BEIJING (AP) - China reported its first quarterly trade deficit in six years Sunday as surging prices for commodities pushed up its import bill.
The General Administration of Customs said in an online statement that China posted a trade deficit of $1.02 billion from January to March this year.
Export growth was strong in the first quarter, it said, increasing 26.5 percent to $399.64 billion compared to a year earlier, but imports also soared during that period 32.6 percent to $400.66 billion.
The administration said China imported more mechanical and electrical equipment, including cars, as well as iron ore and soybeans than it did a year ago and that the prices of those commodities had all shot up.

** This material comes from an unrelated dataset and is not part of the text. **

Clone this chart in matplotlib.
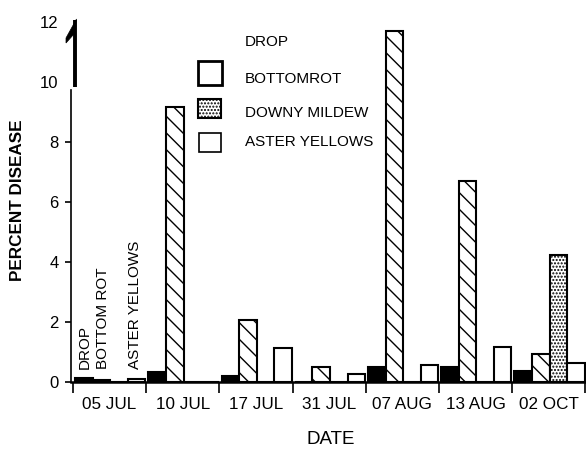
import matplotlib
matplotlib.use('Agg')
import matplotlib.pyplot as plt
from matplotlib.patches import Rectangle, Polygon

plt.rcParams['font.family'] = ['Liberation Sans', 'DejaVu Sans']
plt.rcParams['hatch.linewidth'] = 1.0

dates = ['05 JUL', '10 JUL', '17 JUL', '31 JUL', '07 AUG', '13 AUG', '02 OCT']
drop = [0.13, 0.33, 0.19, 0.0, 0.48, 0.48, 0.37]
bottomrot = [0.05, 9.17, 2.05, 0.5, 11.7, 6.7, 0.93]
downy_mildew = [0.0, 0.0, 0.0, 0.0, 0.0, 0.0, 4.23]
aster_yellows = [0.1, 0.0, 1.12, 0.26, 0.55, 1.15, 0.63]
yticks = [0, 2, 4, 6, 8, 10, 12]

W, H = 586, 451
fig = plt.figure(figsize=(W / 100, H / 100), dpi=100)
ax = fig.add_axes([71 / W, (H - 381.7) / H, (W - 71) / W, 360 / H])
x0 = (71 - 73) / 73.2
ax.set_xlim(x0, (586 - 73) / 73.2)
ax.set_ylim(0, 12)

def px(xp, yp):
    """pixel -> data coordinates"""
    return (xp - 73) / 73.2, (381.7 - yp) / 30.0

slot = 0.24
off = 0.03
series = [
    (drop, dict(facecolor='black', edgecolor='black')),
    (bottomrot, dict(facecolor='white', edgecolor='black', hatch='\\\\')),
    (downy_mildew, dict(facecolor='white', edgecolor='black', hatch='.....')),
    (aster_yellows, dict(facecolor='white', edgecolor='black')),
]
for j, (vals, style) in enumerate(series):
    xs = [i + off + slot * j for i in range(len(dates))]
    ax.bar(xs, vals, width=slot, align='edge', linewidth=1.5, **style, zorder=2)

for s in ['top', 'right', 'left']:
    ax.spines[s].set_visible(False)
ax.spines['bottom'].set_linewidth(1.8)

# custom broken y axis
ax.plot([x0, x0], [0, 9.72], color='black', lw=1.2, clip_on=False, zorder=3)
xa, ya = px(75, 87)
xb, yb = px(75, 20)
ax.plot([xa, xb], [ya, yb], color='black', lw=2.8, clip_on=False, solid_capstyle='butt')
hook = [px(76.5, 19), px(66, 38), px(66, 43), px(74, 34)]
ax.add_patch(Polygon(hook, closed=True, facecolor='black', edgecolor='black', lw=0.5, clip_on=False))

ax.set_yticks(yticks)
ax.set_yticklabels([str(v) for v in yticks], fontsize=12)
ax.tick_params(axis='y', direction='out', length=4, width=1.2, pad=5)
for t in ax.yaxis.get_major_ticks():
    if t.get_loc() >= 10:
        t.tick1line.set_visible(False)

ax.set_xticks(range(len(dates) + 1))
ax.set_xticklabels([''] * (len(dates) + 1))
ax.tick_params(axis='x', which='major', direction='out', length=8, width=1.2)
ax.set_xticks([i + 0.5 for i in range(len(dates))], minor=True)
ax.set_xticklabels(dates, minor=True, fontsize=12.3)
ax.tick_params(axis='x', which='minor', length=0, pad=11)

fig.text(17.5 / W, 1 - 200 / H, 'PERCENT DISEASE', rotation=90, ha='center', va='center',
         fontsize=12.3, fontweight='bold')
fig.text(331 / W, 1 - 440 / H, 'DATE', ha='center', va='center', fontsize=13.5)

# vertical labels at 05 JUL
for xp, txt in [(85, 'DROP'), (103, 'BOTTOM ROT'), (135, 'ASTER YELLOWS')]:
    xd, yd = px(xp, 369)
    ax.text(xd, yd, txt, rotation=90, ha='center', va='bottom', fontsize=11)

# legend
def fx(xp):
    return xp / W

def fy(yp):
    return 1 - yp / H

fig.text(fx(245), fy(42), 'DROP', ha='left', va='center', fontsize=11)
fig.text(fx(245), fy(79), 'BOTTOMROT', ha='left', va='center', fontsize=11)
fig.text(fx(245), fy(113), 'DOWNY MILDEW', ha='left', va='center', fontsize=11)
fig.text(fx(245), fy(142), 'ASTER YELLOWS', ha='left', va='center', fontsize=11)
fig.patches.append(Rectangle((fx(198), fy(85)), 24 / W, 24 / H, transform=fig.transFigure,
                             facecolor='white', edgecolor='black', lw=2.0))
fig.patches.append(Rectangle((fx(198), fy(118)), 23 / W, 19 / H, transform=fig.transFigure,
                             facecolor='white', edgecolor='black', lw=1.5, hatch='.....'))
fig.patches.append(Rectangle((fx(199), fy(152)), 22 / W, 19 / H, transform=fig.transFigure,
                             facecolor='white', edgecolor='black', lw=1.2))

fig.savefig('out.png', dpi=100)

Analysts expect a Chinese global trade surplus this year of $160 billion-$200 billion but say that should narrow if oil and commodity prices stay high. Last year, China ran a trade surplus of about $16 billion a month.
A smaller trade surplus might help to ease trade strains with Washington and other governments that complain Beijing is giving its exporters an unfair advantage with currency controls and other policies.
Stronger imports could help economies looking to China's robust growth to drive demand for their goods. Imports also might benefit from ongoing government efforts to boost consumer spending to reduce reliance on exports and investment.
China is a major importer of oil, iron ore and raw materials and runs a deficit with suppliers such as Saudi Arabia and Australia. It pays for that by running multibillion-dollar surpluses with the United States and Europe.